Wednesday, October 29, 2008

Presence Process week 3

bluh... week three is hard.

I'm totally depressed.

Depression is like a splinter.  
If it's deep you might not see it but you will probably feel it.
Whether you feel it or not, if it is festering, it is going to cause you some problems.

So, in week three I'm having a bunch of unresolved feelings that were buried deep in my mid-brain that are starting to rise to the surface.

Here's the thing...
There are many different kinds of love, the greeks had five different words for love that meant different things.  Then there are love languages, are people loving the right way and blah blah blah.  THe saddest thing is that there are a great number of people out there that are so out of touch with love that they don't even understand what the word means, they say that 'you can't define it', that 'no one can really know what love is.'  There is a real reason why some people don't know anything about love, they have been loved in some sense of the word but never been genuinely loved, truly and unconditionally.

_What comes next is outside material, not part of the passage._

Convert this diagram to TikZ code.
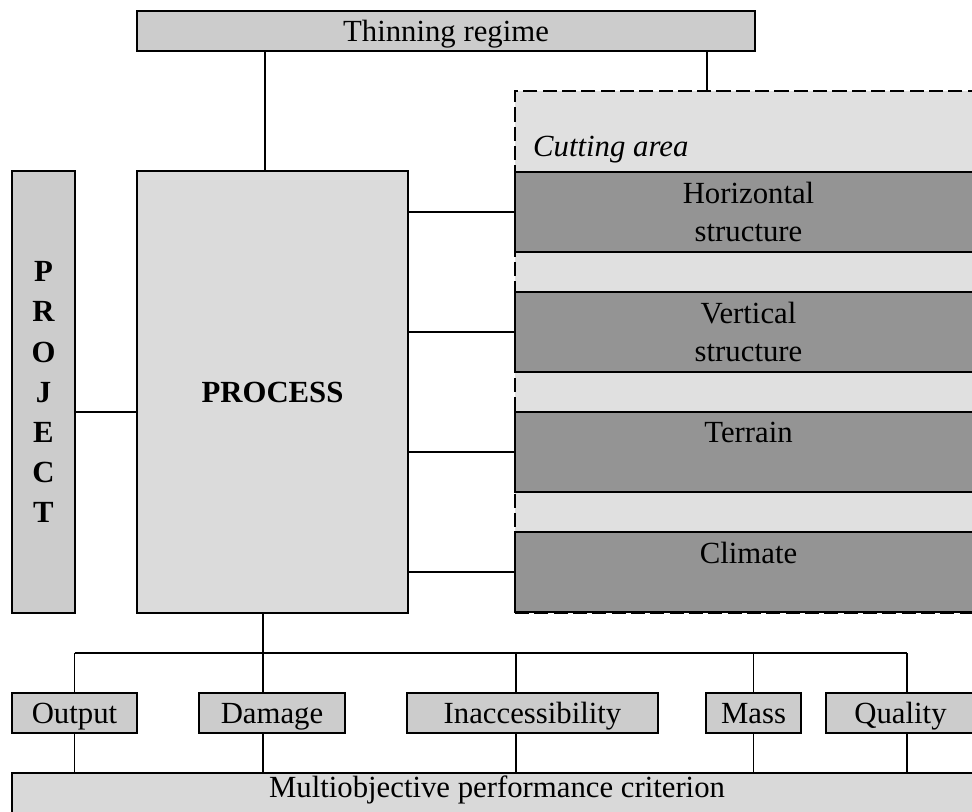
\documentclass[tikz,border=0pt]{standalone}
\usepackage{fontspec}
\setmainfont{Liberation Serif}

\begin{document}
\begin{tikzpicture}[x=0.02cm, y=-0.02cm,
    every node/.style={font=\fontsize{17.5}{22}\selectfont},
    box/.style={draw, line width=1.2pt, fill=black!20, inner sep=0pt, align=center},
    band/.style={box, fill=black!42, minimum width=9.34cm, minimum height=1.6cm},
    crit/.style={box, minimum height=0.8cm, text height=11.5pt, text depth=0pt},
    heavy/.style={font=\fontsize{17.5}{22.8}\selectfont\bfseries},
    link/.style={line width=0.9pt}]
    \useasboundingbox (0,0) rectangle (972,811);
    \clip (0,0) rectangle (972,811);

    % top and left blocks
    \node[box, minimum width=12.36cm, minimum height=0.8cm, text height=11.5pt, text depth=0pt] (thin) at (446,31) {Thinning regime};
    \node[box, heavy, minimum width=1.26cm, minimum height=8.84cm] (project) at (43.5,392) {P\\R\\O\\J\\E\\C\\T};
    \node[box, heavy, fill=black!14, minimum width=5.42cm, minimum height=8.84cm] (process) at (272.5,392) {PROCESS};

    % cutting area
    \node[draw, dash pattern=on 8pt off 3pt, line width=1.2pt, fill=black!12,
          minimum width=9.5cm, minimum height=10.44cm] (area) at (752.5,352) {};
    \node[anchor=west, font=\fontsize{17.5}{22}\selectfont\itshape] (cut) at (527,150) {Cutting area};
    \foreach \name/\y/\txt in {hor/209/{Horizontal\\structure}, ver/329/{Vertical\\structure},
                               ter/449/{Terrain\\\mbox{}}, cli/569/{Climate\\\mbox{}}} {
        \node[band, yshift=-0.06cm] (\name) at (748.5,\y) {\txt};
        \draw[link] (\name.west) -- (\name.west -| process.east);
    }

    \draw[link] ([xshift=-0.15cm]process.north) -- ([xshift=-0.15cm]process.north |- thin.south);
    \draw[link] ([xshift=-0.91cm]area.north) -- ([xshift=-0.91cm]area.north |- thin.south);
    \draw[link] ([yshift=-0.4cm]project.east) -- ([yshift=-0.4cm]process.west);

    % criteria
    \foreach \name/\x/\w/\txt in {out/74.5/2.5/Output, dam/272/2.92/Damage,
                                  inac/532.5/5.02/Inaccessibility, mass/753.5/1.9/Mass,
                                  qual/900.5/2.98/Quality} {
        \node[crit, minimum width=\w cm] (\name) at (\x,713) {\txt};
    }
    \node[box, fill=black!15, minimum width=19.4cm, minimum height=0.84cm,
          text height=11.5pt, text depth=7pt] (multi) at (497,794) {Multiobjective performance criterion};

    \coordinate (bus) at (0,653);
    \draw[link] (out.north |- bus) -- ([xshift=0.13cm]qual.north |- bus);
    \draw[link] ([xshift=-0.19cm]process.south) -- ([xshift=-0.19cm]process.south |- bus);
    \foreach \name/\s in {out/0, dam/-0.18, inac/-0.33, mass/0, qual/0.13} {
        \draw[link] ([xshift=\s cm]\name.north) -- ([xshift=\s cm]\name.north |- bus);
        \draw[link] ([xshift=\s cm]\name.south) -- ([xshift=\s cm]\name.south |- multi.north);
    }
\end{tikzpicture}
\end{document}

Most of us probably did not get the love that we needed from our parents because people cannot give what they don't have.  Our parents probably did not receive the kind of love that they needed as children, and so on.

I wouldn't say that I had a crappy childhood, but do know that I didn't get what I needed.
I'm not going to judge my folks about it, they just didn't have it to give.  They did the best they could.  But, I think that for my whole life I've been depressed.  Most people from the old neighborhood would probably have described me as a hyper-spaz clown, but those behaviors were just my way of sedating and controlling... boredom... the empty, meaningless monotony of life.  Now, when I was a kid I would have never been able to articulate that.  I wasn't aware of it because I didn't know that there was any other way to be, I couldn't see inside people's heads to know how other people experience emotional health.  

One of the things that I look forward to each day is coming home to see my daughter.  I like just watching her play and walk around and spout irrational statements.  I don't think that I got that from my dad.  My mom told me that he never changed my diaper.  That makes me sad.  

It is hard for me to think about a father not having that kind of expressed affection for their own child.  Ravi Zacharias said that for some people despair is a moment and that for other people despair is a way of life with moments of emotional peace.  I wonder if my father was depressed.  

This morning I had a really hard time.  I was trying to get my girl ready for school and I was just empty.  I had no love to give.  I tagged out with my wife and went out on my deck and drank coffee.  I know that there is depression on my mother's side of the family, but my dad is from west Texas, they don't need shrinks.  

Well, that's about it so far.  I'm grieving unresolved emotions from my childhood.  I'm getting the splinter out and it gets uglier before it gets better.